Committee OKs More Lot Coverage For Rustic Ranches

Wellington’s Equestrian Preserve Committee recommended approval Wednesday, June 12 of an ordinance that would allow residents in the Rustic Ranches community more lot coverage.

Wellington Principal Planner Bill Nemser told committee members that currently Rustic Ranches has 5-acre and 10-acre lots, and residents are allowed a maximum lot coverage of 10 percent — meaning the footprint of all buildings must be 10 percent of the total lot size or smaller.

In contrast, residents living in Wellington’s Equestrian Preserve are allowed a lot coverage of 20 percent. Nemser noted that the 10 percent allotment was in place when the area was annexed into Wellington.

“This [ordinance] originated with a number of letters and signatures that were gathered from Rustic Ranches residents in support,” Nemser said.

Of the 125 properties in the community, Nemser said Wellington received 53 verified signatures — about 43 percent of the properties — in favor of the item.

“We support this,” Nemser added.

Rustic Ranches is a community of about 640 acres located on the west side of Flying Cow Road. Though part of Wellington, the area is also governed by the Pine Tree Water Control District — an independent special district that controls storm water retention and drainage for the area.

Pine Tree District Engineer Robert Higgins said that most homes in the community currently have about a 3 percent lot coverage. He said that going from 10 percent to 20 percent allowable lot coverage will have a negligible impact if it’s only a few properties. “But if there is a widespread change, yes there would be an impact,” he said. “There would be a need to compensate.”

Committee Chair Cynthia Gardner asked how the district would compensate. Higgins said property owners would be asked to put in a pond to retain water.

“So you don’t see this as a prohibitive concern?” Gardner asked.

Higgins said he did not think so, but noted that the Pine Tree Water Control District Board of Supervisors would have to make that decision.

Committee Member Linda Elie asked whether that should be reflected in the ordinance.

Wellington Growth Management Director Bob Basehart said it should be added if the committee wanted to make it a requirement. “You could pick a percentage… and say that anything over that percent would require a sign-off from the water district,” he suggested.

Elie was concerned about drainage capacity. “If the current system is set up for 3 or 4 percent [lot coverage], and you’re going to allow 20 percent potentially… that’s a huge step up,” she said. “I don’t want the village to be on the hook down the road for drainage issues.”

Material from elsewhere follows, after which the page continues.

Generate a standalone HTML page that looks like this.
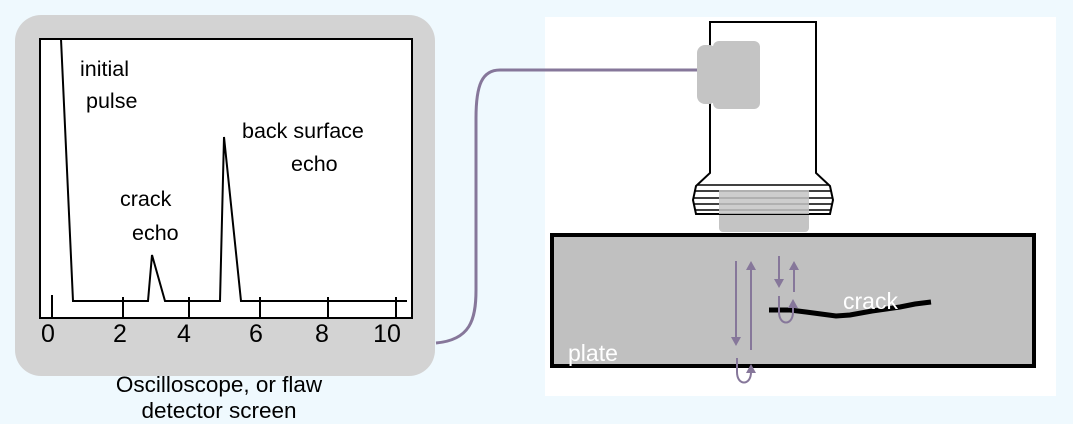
<!DOCTYPE html>
<html><head><meta charset="utf-8"><style>
html,body{margin:0;padding:0;background:#eff9fe;}
svg{display:block;font-family:"Liberation Sans",Arial,sans-serif;}
</style></head><body>
<svg width="1073" height="424" viewBox="0 0 1073 424">
<rect x="0" y="0" width="1073" height="424" fill="#eff9fe"/>
<rect x="15" y="15" width="420" height="361" rx="26" fill="#d3d3d3"/>
<rect x="40" y="39" width="372" height="279" fill="#fff" stroke="#000" stroke-width="2"/>
<g stroke="#000" stroke-width="2" fill="none">
<polyline points="61,39 73,301 148,301 152,255 165,301 220,301 224,137 241,301 407,301"/>
<line x1="52" y1="295" x2="52" y2="318"/>
<line x1="123" y1="297" x2="123" y2="318"/>
<line x1="189" y1="297" x2="189" y2="318"/>
<line x1="260" y1="297" x2="260" y2="318"/>
<line x1="328" y1="297" x2="328" y2="318"/>
<line x1="396" y1="297" x2="396" y2="318"/>
</g>
<g font-size="25" fill="#000" text-anchor="middle">
<text x="48" y="342">0</text><text x="120" y="342">2</text><text x="184" y="342">4</text>
<text x="256" y="342">6</text><text x="322" y="342">8</text><text x="387" y="342">10</text>
</g>
<g font-size="21.5" fill="#000">
<text x="80" y="76">initial</text>
<text x="86" y="108">pulse</text>
<text x="120" y="206">crack</text>
<text x="132" y="240">echo</text>
<text x="242" y="138">back surface</text>
<text x="291" y="171">echo</text>
</g>
<g font-size="22.5" fill="#000" text-anchor="middle">
<text x="219" y="392">Oscilloscope, or flaw</text>
<text x="219" y="418">detector screen</text>
</g>
<rect x="545" y="17" width="511" height="379" fill="#fff"/>
<path d="M436,343 C470,340 476,320 476,290 L476,118 C476,85 482,70 500,70 L698,70" stroke="#86779a" stroke-width="3" fill="none"/>
<rect x="719" y="190" width="90" height="42" rx="4" fill="#c4c4c4"/>
<path d="M710,22 L816,22 L816,173 L830,186 L833,200 L830,214 L696,214 L693,200 L696,186 L710,173 Z" fill="#fff" stroke="#000" stroke-width="2"/>
<g stroke="#000" stroke-width="1.5">
<line x1="698" y1="185" x2="829" y2="185"/>
<line x1="694" y1="191" x2="832" y2="191"/>
<line x1="693" y1="198" x2="833" y2="198"/>
<line x1="694" y1="204" x2="832" y2="204"/>
<line x1="696" y1="210" x2="830" y2="210"/>
</g>
<g fill="#c4c4c4" opacity="0.85"><rect x="719" y="190" width="90" height="24"/></g>
<rect x="697" y="45" width="20" height="59" rx="8" fill="#c4c4c4"/>
<rect x="713" y="41" width="47" height="68" rx="6" fill="#c4c4c4"/>
<rect x="552" y="235" width="482" height="131" fill="#c0c0c0" stroke="#000" stroke-width="4"/>
<text x="568" y="361" font-size="23" fill="#fff">plate</text>
<polyline points="769,310 790,310 806,312 836,316 850,315 872,311 900,307 915,304 931,302" stroke="#000" stroke-width="5" fill="none"/>
<text x="843" y="309" font-size="23" fill="#fff">crack</text>
<g stroke="#86779a" stroke-width="2" fill="none">
<line x1="736" y1="261" x2="736" y2="338"/>
<line x1="751" y1="268" x2="751" y2="350"/>
<line x1="779" y1="256" x2="779" y2="280"/>
<line x1="794" y1="268" x2="794" y2="292"/>
<path d="M737,358 L737,372 C737,386 751,386 751,372 L751,370"/>
<path d="M779,296 L779,312 C779,326 793,326 793,312 L793,308"/>
</g>
<g fill="#86779a">
<polygon points="731,337 741,337 736,346"/>
<polygon points="746,270 756,270 751,261"/>
<polygon points="774,279 784,279 779,288"/>
<polygon points="789,270 799,270 794,261"/>
<polygon points="746,373 756,373 751,364"/>
<polygon points="788,308 798,308 793,299"/>
</g>
</svg>
</body></html>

However, Higgins said that the calculations didn’t include existing ponds, which allowed for more water capacity.

Nemser noted that when Wellington issues a building permit, it informs the property owner that other permits may be required as part of the process, such as a permit from Pine Tree. “That could be one way to address this,” he said.

But Basehart suggested as part of the ordinance, requiring approval from Pine Tree over whatever percentage threshold is decided.

Elie said she felt that would be the fairest way to do things.

“You don’t want the first couple of people who apply for this to get signed off on,” she said. “And then other people to get turned away. If this is addressed [in the ordinance], I’d be happier.”

Elie said she was in favor of the additional coverage. “I just don’t want to create additional issues in the process,” she said.

During public comment, residents spoke largely in favor of the measure.

Houston Meigs said that several prospective property buyers were interested in having the same rights as allowed in the equestrian preserve. “I think it brings this area in line with the other equestrian areas in Wellington,” he said. “I believe this is a reasonable request.”

But resident Paula Browne asked how Pine Tree would prevent the flooding problems Wellington has seen recently.

“I am in favor if this,” she said. “I hope one day I can build a covered arena. I just want to know what the solution is… if it effects the water system.”

Higgins noted that Wellington has a pump system with more drainage capacity, but said that Pine Tree has asked him to evaluate the water outfall.

Elie said she felt drainage issues should also be addressed in the ordinance.

“That building coverage will create impermeable areas where the water cannot seep down,” she said. “In my opinion, we don’t want to pass this without addressing the situation.”

Gardner suggested making approval of increased lot coverage subject to the proposal of Pine Tree.

“This doesn’t mean they will approve it,” she said. “They can look at each property on a case-by-case basis, and tell each farm owner what they must do to achieve what they want to build. It’s not our place here to solve the drainage problems in Wellington. It’s just a question of whether we’re going to allow them to be equal to the rest of the village.”

Pine Tree President Chris Wallace said she felt the provision was not needed.

“I don’t feel this is necessary,” she said. “What kind of discussion is this going to bring up? What kind of issues will this create?”

But Gardner said Pine Tree would have the option to approve the requests if desired, or bring up issues if there are concerns about drainage.

Elie made a motion to require property owners requesting lot coverage over 10 percent to get approval from Pine Tree. Committee Member Myles Tashman seconded, and the motion carried 3-2 with Committee Member Dr. Kristy Lund and Vice Chair Michael Whitlow opposed.

Now the item must go before the Planning, Zoning & Adjustment Board next month before going to the Wellington Village Council for final approval.